Directions for this task: Write out the material again word for word, dropping any images it holds.

Provided data:
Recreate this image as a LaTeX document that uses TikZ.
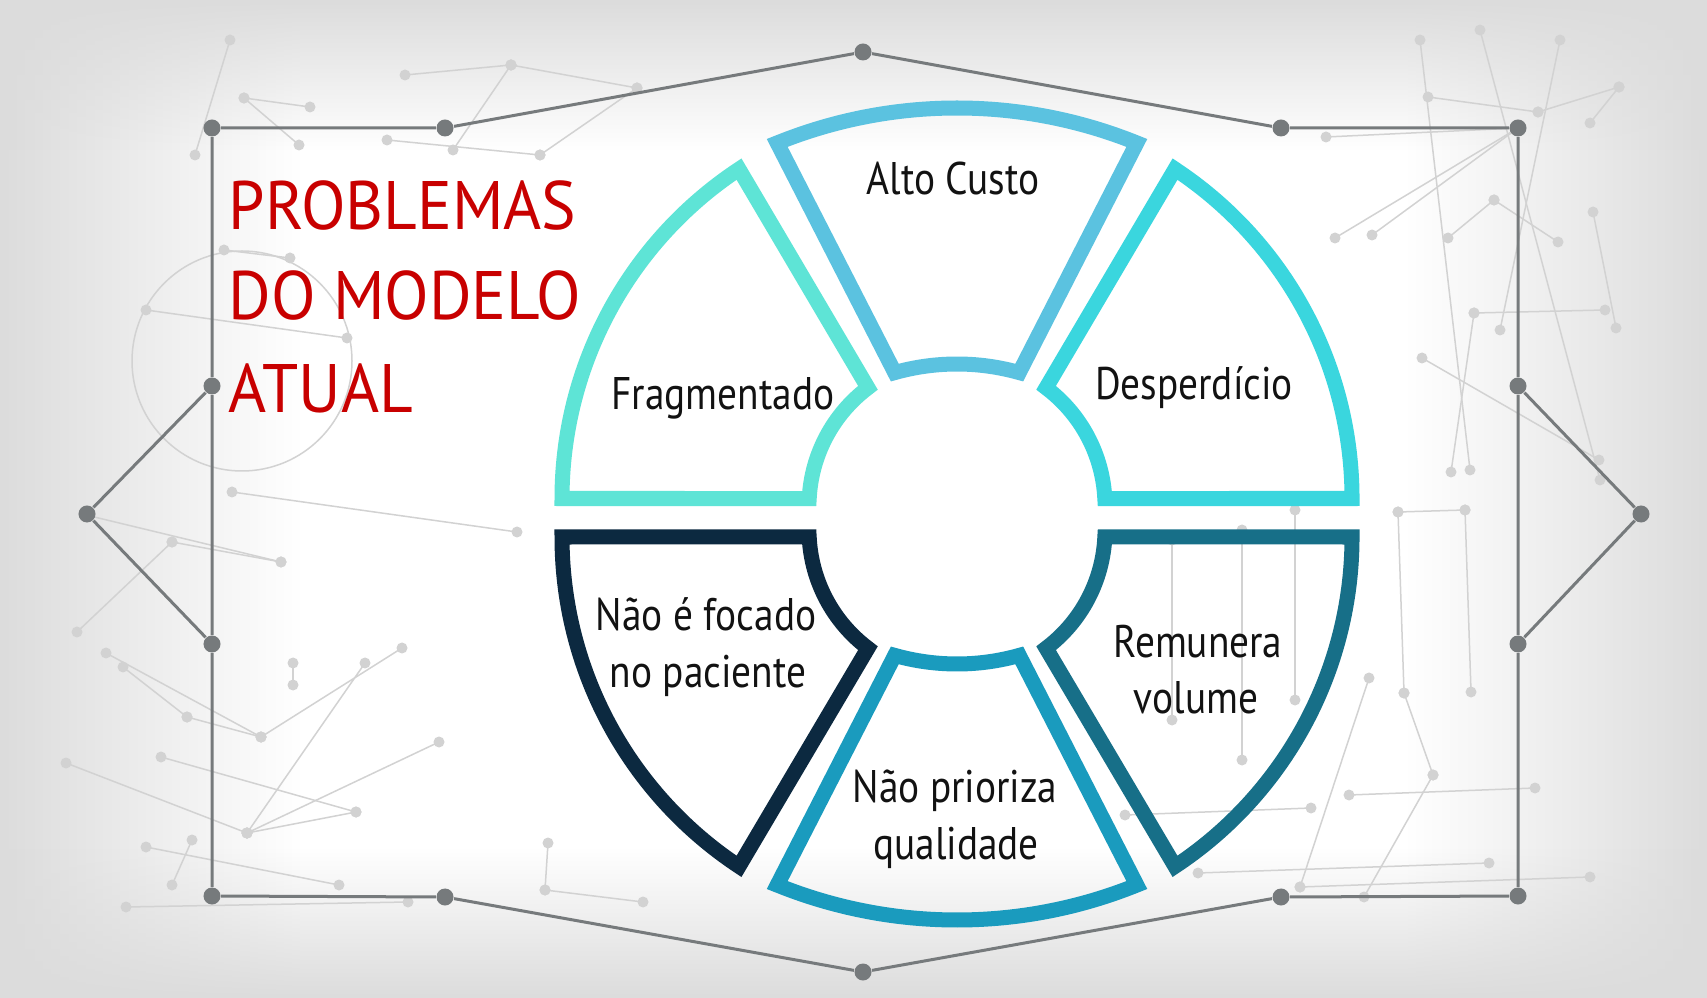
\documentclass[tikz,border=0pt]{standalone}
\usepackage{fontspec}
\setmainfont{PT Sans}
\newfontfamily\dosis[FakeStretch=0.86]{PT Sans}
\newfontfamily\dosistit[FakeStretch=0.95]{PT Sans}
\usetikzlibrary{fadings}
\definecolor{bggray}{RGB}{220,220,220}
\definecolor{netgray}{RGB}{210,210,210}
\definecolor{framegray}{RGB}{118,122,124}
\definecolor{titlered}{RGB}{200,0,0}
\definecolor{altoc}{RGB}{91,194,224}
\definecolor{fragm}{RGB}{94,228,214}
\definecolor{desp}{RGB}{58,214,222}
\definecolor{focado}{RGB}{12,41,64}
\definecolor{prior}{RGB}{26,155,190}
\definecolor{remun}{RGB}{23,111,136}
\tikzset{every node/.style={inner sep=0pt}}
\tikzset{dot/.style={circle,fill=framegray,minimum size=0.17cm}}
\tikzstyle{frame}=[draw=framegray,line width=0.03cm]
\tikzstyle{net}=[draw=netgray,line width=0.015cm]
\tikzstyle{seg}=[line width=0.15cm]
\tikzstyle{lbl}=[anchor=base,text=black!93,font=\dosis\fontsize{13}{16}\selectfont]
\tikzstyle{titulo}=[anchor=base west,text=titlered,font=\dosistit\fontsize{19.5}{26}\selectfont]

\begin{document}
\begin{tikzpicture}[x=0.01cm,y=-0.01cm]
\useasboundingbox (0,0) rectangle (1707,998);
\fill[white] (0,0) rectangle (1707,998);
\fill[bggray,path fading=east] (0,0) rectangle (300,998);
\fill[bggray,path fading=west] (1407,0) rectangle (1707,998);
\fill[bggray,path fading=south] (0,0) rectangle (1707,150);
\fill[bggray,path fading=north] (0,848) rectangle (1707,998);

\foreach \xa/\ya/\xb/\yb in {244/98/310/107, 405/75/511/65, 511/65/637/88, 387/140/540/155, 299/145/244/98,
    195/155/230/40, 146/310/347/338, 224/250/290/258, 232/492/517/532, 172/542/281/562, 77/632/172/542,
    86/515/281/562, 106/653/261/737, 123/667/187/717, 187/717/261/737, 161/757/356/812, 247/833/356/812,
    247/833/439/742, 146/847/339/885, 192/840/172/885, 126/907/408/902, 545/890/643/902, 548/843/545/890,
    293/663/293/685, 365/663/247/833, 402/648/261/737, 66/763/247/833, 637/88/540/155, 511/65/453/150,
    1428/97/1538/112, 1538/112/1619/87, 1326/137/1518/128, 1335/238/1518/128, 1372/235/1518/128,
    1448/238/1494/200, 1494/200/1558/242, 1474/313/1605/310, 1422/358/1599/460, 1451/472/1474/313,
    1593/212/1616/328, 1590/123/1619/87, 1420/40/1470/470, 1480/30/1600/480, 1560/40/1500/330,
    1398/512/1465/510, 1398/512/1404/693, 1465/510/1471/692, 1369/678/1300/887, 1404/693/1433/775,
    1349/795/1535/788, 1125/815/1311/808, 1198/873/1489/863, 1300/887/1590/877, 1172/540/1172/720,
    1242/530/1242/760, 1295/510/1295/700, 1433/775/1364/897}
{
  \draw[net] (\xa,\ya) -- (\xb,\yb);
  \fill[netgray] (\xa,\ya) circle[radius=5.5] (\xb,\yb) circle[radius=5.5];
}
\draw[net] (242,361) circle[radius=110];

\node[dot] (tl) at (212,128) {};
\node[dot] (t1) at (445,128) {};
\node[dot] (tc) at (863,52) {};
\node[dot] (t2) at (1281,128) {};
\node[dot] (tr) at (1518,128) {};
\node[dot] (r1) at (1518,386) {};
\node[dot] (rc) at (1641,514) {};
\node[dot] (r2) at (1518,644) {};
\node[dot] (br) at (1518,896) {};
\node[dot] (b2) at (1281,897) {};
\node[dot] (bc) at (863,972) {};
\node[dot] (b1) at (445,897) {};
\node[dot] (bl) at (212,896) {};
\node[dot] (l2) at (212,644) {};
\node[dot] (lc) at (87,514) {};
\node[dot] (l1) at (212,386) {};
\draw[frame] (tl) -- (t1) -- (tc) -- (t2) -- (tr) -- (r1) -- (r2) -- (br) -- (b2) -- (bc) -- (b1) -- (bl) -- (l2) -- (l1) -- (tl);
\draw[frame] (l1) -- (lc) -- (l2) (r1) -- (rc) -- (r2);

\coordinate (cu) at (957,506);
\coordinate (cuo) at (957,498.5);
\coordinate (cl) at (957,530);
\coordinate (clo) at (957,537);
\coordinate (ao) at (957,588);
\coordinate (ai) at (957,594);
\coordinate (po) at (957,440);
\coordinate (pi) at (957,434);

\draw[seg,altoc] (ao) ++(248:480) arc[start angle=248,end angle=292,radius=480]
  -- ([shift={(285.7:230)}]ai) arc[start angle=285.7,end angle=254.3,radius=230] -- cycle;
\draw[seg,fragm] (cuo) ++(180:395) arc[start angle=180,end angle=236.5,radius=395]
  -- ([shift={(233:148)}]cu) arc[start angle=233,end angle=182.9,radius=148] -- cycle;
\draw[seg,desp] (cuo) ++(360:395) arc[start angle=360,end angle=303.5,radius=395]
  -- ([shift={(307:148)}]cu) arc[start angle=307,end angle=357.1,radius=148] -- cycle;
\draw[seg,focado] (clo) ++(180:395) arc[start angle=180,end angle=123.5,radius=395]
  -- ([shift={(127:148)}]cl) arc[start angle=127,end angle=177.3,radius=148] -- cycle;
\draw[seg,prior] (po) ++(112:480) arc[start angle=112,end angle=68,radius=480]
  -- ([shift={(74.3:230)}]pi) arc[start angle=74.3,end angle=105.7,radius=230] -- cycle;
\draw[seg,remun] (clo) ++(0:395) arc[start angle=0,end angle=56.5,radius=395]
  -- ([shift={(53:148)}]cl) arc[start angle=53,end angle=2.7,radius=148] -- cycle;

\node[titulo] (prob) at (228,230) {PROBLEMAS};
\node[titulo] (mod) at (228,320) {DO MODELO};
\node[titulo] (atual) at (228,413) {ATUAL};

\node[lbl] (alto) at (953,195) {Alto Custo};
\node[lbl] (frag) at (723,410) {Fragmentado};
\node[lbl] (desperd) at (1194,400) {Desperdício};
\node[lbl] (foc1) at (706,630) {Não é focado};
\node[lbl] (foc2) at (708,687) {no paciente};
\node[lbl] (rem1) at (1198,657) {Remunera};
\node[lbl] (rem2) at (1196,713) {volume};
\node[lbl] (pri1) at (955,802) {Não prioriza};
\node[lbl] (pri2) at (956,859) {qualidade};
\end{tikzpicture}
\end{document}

In response:
Recreate this image as a LaTeX document that uses TikZ.
\documentclass[tikz,border=0pt]{standalone}
\usepackage{fontspec}
\setmainfont{PT Sans}
\newfontfamily\dosis[FakeStretch=0.86]{PT Sans}
\newfontfamily\dosistit[FakeStretch=0.95]{PT Sans}
\usetikzlibrary{fadings}
\definecolor{bggray}{RGB}{220,220,220}
\definecolor{netgray}{RGB}{210,210,210}
\definecolor{framegray}{RGB}{118,122,124}
\definecolor{titlered}{RGB}{200,0,0}
\definecolor{altoc}{RGB}{91,194,224}
\definecolor{fragm}{RGB}{94,228,214}
\definecolor{desp}{RGB}{58,214,222}
\definecolor{focado}{RGB}{12,41,64}
\definecolor{prior}{RGB}{26,155,190}
\definecolor{remun}{RGB}{23,111,136}
\tikzset{every node/.style={inner sep=0pt}}
\tikzset{dot/.style={circle,fill=framegray,minimum size=0.17cm}}
\tikzstyle{frame}=[draw=framegray,line width=0.03cm]
\tikzstyle{net}=[draw=netgray,line width=0.015cm]
\tikzstyle{seg}=[line width=0.15cm]
\tikzstyle{lbl}=[anchor=base,text=black!93,font=\dosis\fontsize{13}{16}\selectfont]
\tikzstyle{titulo}=[anchor=base west,text=titlered,font=\dosistit\fontsize{19.5}{26}\selectfont]

\begin{document}
\begin{tikzpicture}[x=0.01cm,y=-0.01cm]
\useasboundingbox (0,0) rectangle (1707,998);
\fill[white] (0,0) rectangle (1707,998);
\fill[bggray,path fading=east] (0,0) rectangle (300,998);
\fill[bggray,path fading=west] (1407,0) rectangle (1707,998);
\fill[bggray,path fading=south] (0,0) rectangle (1707,150);
\fill[bggray,path fading=north] (0,848) rectangle (1707,998);

\foreach \xa/\ya/\xb/\yb in {244/98/310/107, 405/75/511/65, 511/65/637/88, 387/140/540/155, 299/145/244/98,
    195/155/230/40, 146/310/347/338, 224/250/290/258, 232/492/517/532, 172/542/281/562, 77/632/172/542,
    86/515/281/562, 106/653/261/737, 123/667/187/717, 187/717/261/737, 161/757/356/812, 247/833/356/812,
    247/833/439/742, 146/847/339/885, 192/840/172/885, 126/907/408/902, 545/890/643/902, 548/843/545/890,
    293/663/293/685, 365/663/247/833, 402/648/261/737, 66/763/247/833, 637/88/540/155, 511/65/453/150,
    1428/97/1538/112, 1538/112/1619/87, 1326/137/1518/128, 1335/238/1518/128, 1372/235/1518/128,
    1448/238/1494/200, 1494/200/1558/242, 1474/313/1605/310, 1422/358/1599/460, 1451/472/1474/313,
    1593/212/1616/328, 1590/123/1619/87, 1420/40/1470/470, 1480/30/1600/480, 1560/40/1500/330,
    1398/512/1465/510, 1398/512/1404/693, 1465/510/1471/692, 1369/678/1300/887, 1404/693/1433/775,
    1349/795/1535/788, 1125/815/1311/808, 1198/873/1489/863, 1300/887/1590/877, 1172/540/1172/720,
    1242/530/1242/760, 1295/510/1295/700, 1433/775/1364/897}
{
  \draw[net] (\xa,\ya) -- (\xb,\yb);
  \fill[netgray] (\xa,\ya) circle[radius=5.5] (\xb,\yb) circle[radius=5.5];
}
\draw[net] (242,361) circle[radius=110];

\node[dot] (tl) at (212,128) {};
\node[dot] (t1) at (445,128) {};
\node[dot] (tc) at (863,52) {};
\node[dot] (t2) at (1281,128) {};
\node[dot] (tr) at (1518,128) {};
\node[dot] (r1) at (1518,386) {};
\node[dot] (rc) at (1641,514) {};
\node[dot] (r2) at (1518,644) {};
\node[dot] (br) at (1518,896) {};
\node[dot] (b2) at (1281,897) {};
\node[dot] (bc) at (863,972) {};
\node[dot] (b1) at (445,897) {};
\node[dot] (bl) at (212,896) {};
\node[dot] (l2) at (212,644) {};
\node[dot] (lc) at (87,514) {};
\node[dot] (l1) at (212,386) {};
\draw[frame] (tl) -- (t1) -- (tc) -- (t2) -- (tr) -- (r1) -- (r2) -- (br) -- (b2) -- (bc) -- (b1) -- (bl) -- (l2) -- (l1) -- (tl);
\draw[frame] (l1) -- (lc) -- (l2) (r1) -- (rc) -- (r2);

\coordinate (cu) at (957,506);
\coordinate (cuo) at (957,498.5);
\coordinate (cl) at (957,530);
\coordinate (clo) at (957,537);
\coordinate (ao) at (957,588);
\coordinate (ai) at (957,594);
\coordinate (po) at (957,440);
\coordinate (pi) at (957,434);

\draw[seg,altoc] (ao) ++(248:480) arc[start angle=248,end angle=292,radius=480]
  -- ([shift={(285.7:230)}]ai) arc[start angle=285.7,end angle=254.3,radius=230] -- cycle;
\draw[seg,fragm] (cuo) ++(180:395) arc[start angle=180,end angle=236.5,radius=395]
  -- ([shift={(233:148)}]cu) arc[start angle=233,end angle=182.9,radius=148] -- cycle;
\draw[seg,desp] (cuo) ++(360:395) arc[start angle=360,end angle=303.5,radius=395]
  -- ([shift={(307:148)}]cu) arc[start angle=307,end angle=357.1,radius=148] -- cycle;
\draw[seg,focado] (clo) ++(180:395) arc[start angle=180,end angle=123.5,radius=395]
  -- ([shift={(127:148)}]cl) arc[start angle=127,end angle=177.3,radius=148] -- cycle;
\draw[seg,prior] (po) ++(112:480) arc[start angle=112,end angle=68,radius=480]
  -- ([shift={(74.3:230)}]pi) arc[start angle=74.3,end angle=105.7,radius=230] -- cycle;
\draw[seg,remun] (clo) ++(0:395) arc[start angle=0,end angle=56.5,radius=395]
  -- ([shift={(53:148)}]cl) arc[start angle=53,end angle=2.7,radius=148] -- cycle;

\node[titulo] (prob) at (228,230) {PROBLEMAS};
\node[titulo] (mod) at (228,320) {DO MODELO};
\node[titulo] (atual) at (228,413) {ATUAL};

\node[lbl] (alto) at (953,195) {Alto Custo};
\node[lbl] (frag) at (723,410) {Fragmentado};
\node[lbl] (desperd) at (1194,400) {Desperdício};
\node[lbl] (foc1) at (706,630) {Não é focado};
\node[lbl] (foc2) at (708,687) {no paciente};
\node[lbl] (rem1) at (1198,657) {Remunera};
\node[lbl] (rem2) at (1196,713) {volume};
\node[lbl] (pri1) at (955,802) {Não prioriza};
\node[lbl] (pri2) at (956,859) {qualidade};
\end{tikzpicture}
\end{document}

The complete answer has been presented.